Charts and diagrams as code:
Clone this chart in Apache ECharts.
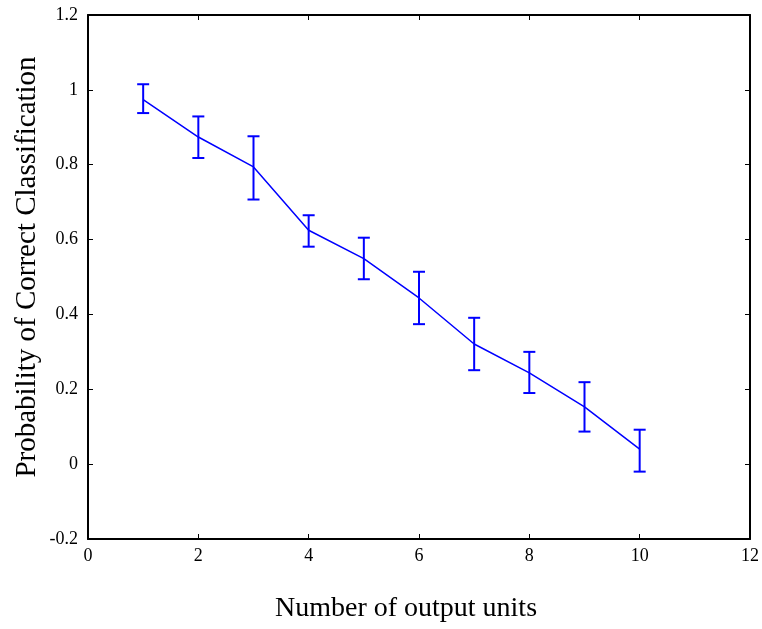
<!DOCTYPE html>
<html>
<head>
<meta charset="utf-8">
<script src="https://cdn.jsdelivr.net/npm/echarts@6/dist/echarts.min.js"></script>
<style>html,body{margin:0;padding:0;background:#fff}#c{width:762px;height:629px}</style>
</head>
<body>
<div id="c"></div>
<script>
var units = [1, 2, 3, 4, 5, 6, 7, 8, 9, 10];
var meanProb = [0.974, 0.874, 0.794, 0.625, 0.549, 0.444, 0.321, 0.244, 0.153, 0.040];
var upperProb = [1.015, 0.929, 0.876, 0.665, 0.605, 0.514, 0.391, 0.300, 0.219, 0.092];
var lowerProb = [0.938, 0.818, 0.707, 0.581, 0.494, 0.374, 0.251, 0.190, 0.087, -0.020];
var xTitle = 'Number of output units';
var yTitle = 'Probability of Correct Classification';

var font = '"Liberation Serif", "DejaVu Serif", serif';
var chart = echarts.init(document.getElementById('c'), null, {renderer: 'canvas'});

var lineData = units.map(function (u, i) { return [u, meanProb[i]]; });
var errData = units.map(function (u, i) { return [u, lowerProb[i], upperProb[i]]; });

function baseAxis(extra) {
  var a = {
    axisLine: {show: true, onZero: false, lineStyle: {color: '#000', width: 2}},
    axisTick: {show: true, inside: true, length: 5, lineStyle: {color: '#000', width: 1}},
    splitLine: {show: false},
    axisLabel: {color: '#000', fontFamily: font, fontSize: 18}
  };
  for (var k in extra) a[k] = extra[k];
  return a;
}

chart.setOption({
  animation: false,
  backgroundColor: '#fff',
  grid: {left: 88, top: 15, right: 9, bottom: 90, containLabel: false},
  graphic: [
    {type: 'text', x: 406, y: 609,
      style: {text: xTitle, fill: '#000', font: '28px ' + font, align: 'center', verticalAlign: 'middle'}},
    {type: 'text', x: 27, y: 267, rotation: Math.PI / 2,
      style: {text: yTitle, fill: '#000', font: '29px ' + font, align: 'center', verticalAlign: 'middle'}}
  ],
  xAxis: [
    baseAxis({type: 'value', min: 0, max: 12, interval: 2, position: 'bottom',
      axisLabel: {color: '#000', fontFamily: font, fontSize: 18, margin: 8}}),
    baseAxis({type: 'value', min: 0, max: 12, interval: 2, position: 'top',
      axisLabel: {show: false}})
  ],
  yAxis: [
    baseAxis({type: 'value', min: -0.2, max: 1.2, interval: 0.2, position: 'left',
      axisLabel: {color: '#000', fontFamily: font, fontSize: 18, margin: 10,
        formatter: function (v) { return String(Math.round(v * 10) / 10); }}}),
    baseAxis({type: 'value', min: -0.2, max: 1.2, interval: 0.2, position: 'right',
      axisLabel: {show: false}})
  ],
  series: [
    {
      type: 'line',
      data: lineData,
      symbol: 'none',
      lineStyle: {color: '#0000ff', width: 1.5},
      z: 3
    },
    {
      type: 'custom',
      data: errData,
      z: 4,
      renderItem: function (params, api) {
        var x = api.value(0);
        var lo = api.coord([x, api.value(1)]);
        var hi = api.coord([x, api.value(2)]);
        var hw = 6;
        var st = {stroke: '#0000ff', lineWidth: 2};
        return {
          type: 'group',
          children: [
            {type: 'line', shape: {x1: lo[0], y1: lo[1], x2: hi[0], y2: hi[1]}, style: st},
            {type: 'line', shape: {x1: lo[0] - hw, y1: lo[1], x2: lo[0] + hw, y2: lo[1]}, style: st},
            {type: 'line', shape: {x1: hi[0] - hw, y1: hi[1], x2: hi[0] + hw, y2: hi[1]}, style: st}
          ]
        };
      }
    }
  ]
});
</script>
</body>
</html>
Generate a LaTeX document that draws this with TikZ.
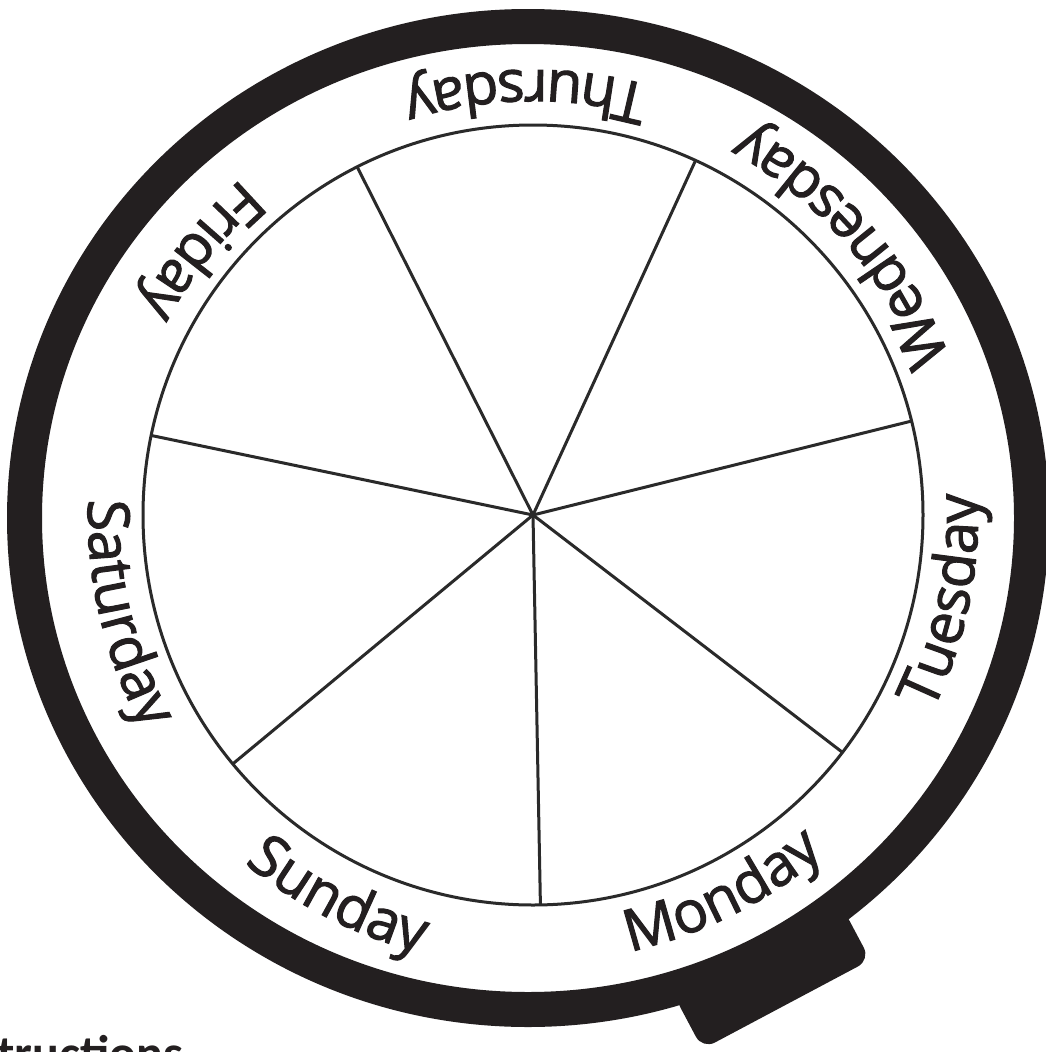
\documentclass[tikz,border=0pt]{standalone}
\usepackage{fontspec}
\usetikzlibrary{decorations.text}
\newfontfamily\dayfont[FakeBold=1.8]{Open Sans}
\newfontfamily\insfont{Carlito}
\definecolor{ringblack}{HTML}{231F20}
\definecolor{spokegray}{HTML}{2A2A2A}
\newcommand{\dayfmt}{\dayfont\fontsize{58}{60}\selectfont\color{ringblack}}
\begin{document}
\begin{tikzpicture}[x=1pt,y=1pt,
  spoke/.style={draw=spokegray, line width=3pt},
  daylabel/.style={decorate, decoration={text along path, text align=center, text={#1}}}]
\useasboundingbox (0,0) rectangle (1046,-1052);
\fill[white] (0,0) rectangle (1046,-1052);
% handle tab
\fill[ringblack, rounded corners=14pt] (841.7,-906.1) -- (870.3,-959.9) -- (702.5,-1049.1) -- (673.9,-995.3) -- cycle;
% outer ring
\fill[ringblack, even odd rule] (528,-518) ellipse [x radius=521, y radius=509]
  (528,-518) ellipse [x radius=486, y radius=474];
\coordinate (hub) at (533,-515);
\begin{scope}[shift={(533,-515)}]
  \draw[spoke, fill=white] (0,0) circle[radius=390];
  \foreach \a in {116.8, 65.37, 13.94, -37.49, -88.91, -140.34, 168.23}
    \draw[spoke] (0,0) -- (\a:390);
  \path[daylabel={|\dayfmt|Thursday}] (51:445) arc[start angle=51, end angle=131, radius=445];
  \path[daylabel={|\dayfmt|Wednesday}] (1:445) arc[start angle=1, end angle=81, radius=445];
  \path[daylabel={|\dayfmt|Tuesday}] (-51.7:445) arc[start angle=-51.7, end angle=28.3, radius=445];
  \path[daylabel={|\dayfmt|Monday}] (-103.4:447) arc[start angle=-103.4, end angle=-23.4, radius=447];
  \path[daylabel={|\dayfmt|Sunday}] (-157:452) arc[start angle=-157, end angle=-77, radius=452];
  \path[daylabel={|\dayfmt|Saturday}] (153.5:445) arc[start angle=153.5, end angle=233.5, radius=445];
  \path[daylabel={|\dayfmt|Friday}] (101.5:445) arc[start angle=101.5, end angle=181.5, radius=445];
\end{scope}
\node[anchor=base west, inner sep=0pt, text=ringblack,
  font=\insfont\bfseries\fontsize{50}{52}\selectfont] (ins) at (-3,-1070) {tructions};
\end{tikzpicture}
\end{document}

• **STATED EXERCISE**: Reproduce all of the entries word for word, skipping any pictures they hold.

• **TASK OUTPUT**:
Clone this chart in Apache ECharts.
<!DOCTYPE html>
<html>
<head>
<meta charset="utf-8">
<script src="https://cdn.jsdelivr.net/npm/echarts@6/dist/echarts.min.js"></script>
<style>html,body{margin:0;padding:0;background:#fff}#c{width:762px;height:629px}</style>
</head>
<body>
<div id="c"></div>
<script>
var units = [1, 2, 3, 4, 5, 6, 7, 8, 9, 10];
var meanProb = [0.974, 0.874, 0.794, 0.625, 0.549, 0.444, 0.321, 0.244, 0.153, 0.040];
var upperProb = [1.015, 0.929, 0.876, 0.665, 0.605, 0.514, 0.391, 0.300, 0.219, 0.092];
var lowerProb = [0.938, 0.818, 0.707, 0.581, 0.494, 0.374, 0.251, 0.190, 0.087, -0.020];
var xTitle = 'Number of output units';
var yTitle = 'Probability of Correct Classification';

var font = '"Liberation Serif", "DejaVu Serif", serif';
var chart = echarts.init(document.getElementById('c'), null, {renderer: 'canvas'});

var lineData = units.map(function (u, i) { return [u, meanProb[i]]; });
var errData = units.map(function (u, i) { return [u, lowerProb[i], upperProb[i]]; });

function baseAxis(extra) {
  var a = {
    axisLine: {show: true, onZero: false, lineStyle: {color: '#000', width: 2}},
    axisTick: {show: true, inside: true, length: 5, lineStyle: {color: '#000', width: 1}},
    splitLine: {show: false},
    axisLabel: {color: '#000', fontFamily: font, fontSize: 18}
  };
  for (var k in extra) a[k] = extra[k];
  return a;
}

chart.setOption({
  animation: false,
  backgroundColor: '#fff',
  grid: {left: 88, top: 15, right: 9, bottom: 90, containLabel: false},
  graphic: [
    {type: 'text', x: 406, y: 609,
      style: {text: xTitle, fill: '#000', font: '28px ' + font, align: 'center', verticalAlign: 'middle'}},
    {type: 'text', x: 27, y: 267, rotation: Math.PI / 2,
      style: {text: yTitle, fill: '#000', font: '29px ' + font, align: 'center', verticalAlign: 'middle'}}
  ],
  xAxis: [
    baseAxis({type: 'value', min: 0, max: 12, interval: 2, position: 'bottom',
      axisLabel: {color: '#000', fontFamily: font, fontSize: 18, margin: 8}}),
    baseAxis({type: 'value', min: 0, max: 12, interval: 2, position: 'top',
      axisLabel: {show: false}})
  ],
  yAxis: [
    baseAxis({type: 'value', min: -0.2, max: 1.2, interval: 0.2, position: 'left',
      axisLabel: {color: '#000', fontFamily: font, fontSize: 18, margin: 10,
        formatter: function (v) { return String(Math.round(v * 10) / 10); }}}),
    baseAxis({type: 'value', min: -0.2, max: 1.2, interval: 0.2, position: 'right',
      axisLabel: {show: false}})
  ],
  series: [
    {
      type: 'line',
      data: lineData,
      symbol: 'none',
      lineStyle: {color: '#0000ff', width: 1.5},
      z: 3
    },
    {
      type: 'custom',
      data: errData,
      z: 4,
      renderItem: function (params, api) {
        var x = api.value(0);
        var lo = api.coord([x, api.value(1)]);
        var hi = api.coord([x, api.value(2)]);
        var hw = 6;
        var st = {stroke: '#0000ff', lineWidth: 2};
        return {
          type: 'group',
          children: [
            {type: 'line', shape: {x1: lo[0], y1: lo[1], x2: hi[0], y2: hi[1]}, style: st},
            {type: 'line', shape: {x1: lo[0] - hw, y1: lo[1], x2: lo[0] + hw, y2: lo[1]}, style: st},
            {type: 'line', shape: {x1: hi[0] - hw, y1: hi[1], x2: hi[0] + hw, y2: hi[1]}, style: st}
          ]
        };
      }
    }
  ]
});
</script>
</body>
</html>
Generate a LaTeX document that draws this with TikZ.
\documentclass[tikz,border=0pt]{standalone}
\usepackage{fontspec}
\usetikzlibrary{decorations.text}
\newfontfamily\dayfont[FakeBold=1.8]{Open Sans}
\newfontfamily\insfont{Carlito}
\definecolor{ringblack}{HTML}{231F20}
\definecolor{spokegray}{HTML}{2A2A2A}
\newcommand{\dayfmt}{\dayfont\fontsize{58}{60}\selectfont\color{ringblack}}
\begin{document}
\begin{tikzpicture}[x=1pt,y=1pt,
  spoke/.style={draw=spokegray, line width=3pt},
  daylabel/.style={decorate, decoration={text along path, text align=center, text={#1}}}]
\useasboundingbox (0,0) rectangle (1046,-1052);
\fill[white] (0,0) rectangle (1046,-1052);
% handle tab
\fill[ringblack, rounded corners=14pt] (841.7,-906.1) -- (870.3,-959.9) -- (702.5,-1049.1) -- (673.9,-995.3) -- cycle;
% outer ring
\fill[ringblack, even odd rule] (528,-518) ellipse [x radius=521, y radius=509]
  (528,-518) ellipse [x radius=486, y radius=474];
\coordinate (hub) at (533,-515);
\begin{scope}[shift={(533,-515)}]
  \draw[spoke, fill=white] (0,0) circle[radius=390];
  \foreach \a in {116.8, 65.37, 13.94, -37.49, -88.91, -140.34, 168.23}
    \draw[spoke] (0,0) -- (\a:390);
  \path[daylabel={|\dayfmt|Thursday}] (51:445) arc[start angle=51, end angle=131, radius=445];
  \path[daylabel={|\dayfmt|Wednesday}] (1:445) arc[start angle=1, end angle=81, radius=445];
  \path[daylabel={|\dayfmt|Tuesday}] (-51.7:445) arc[start angle=-51.7, end angle=28.3, radius=445];
  \path[daylabel={|\dayfmt|Monday}] (-103.4:447) arc[start angle=-103.4, end angle=-23.4, radius=447];
  \path[daylabel={|\dayfmt|Sunday}] (-157:452) arc[start angle=-157, end angle=-77, radius=452];
  \path[daylabel={|\dayfmt|Saturday}] (153.5:445) arc[start angle=153.5, end angle=233.5, radius=445];
  \path[daylabel={|\dayfmt|Friday}] (101.5:445) arc[start angle=101.5, end angle=181.5, radius=445];
\end{scope}
\node[anchor=base west, inner sep=0pt, text=ringblack,
  font=\insfont\bfseries\fontsize{50}{52}\selectfont] (ins) at (-3,-1070) {tructions};
\end{tikzpicture}
\end{document}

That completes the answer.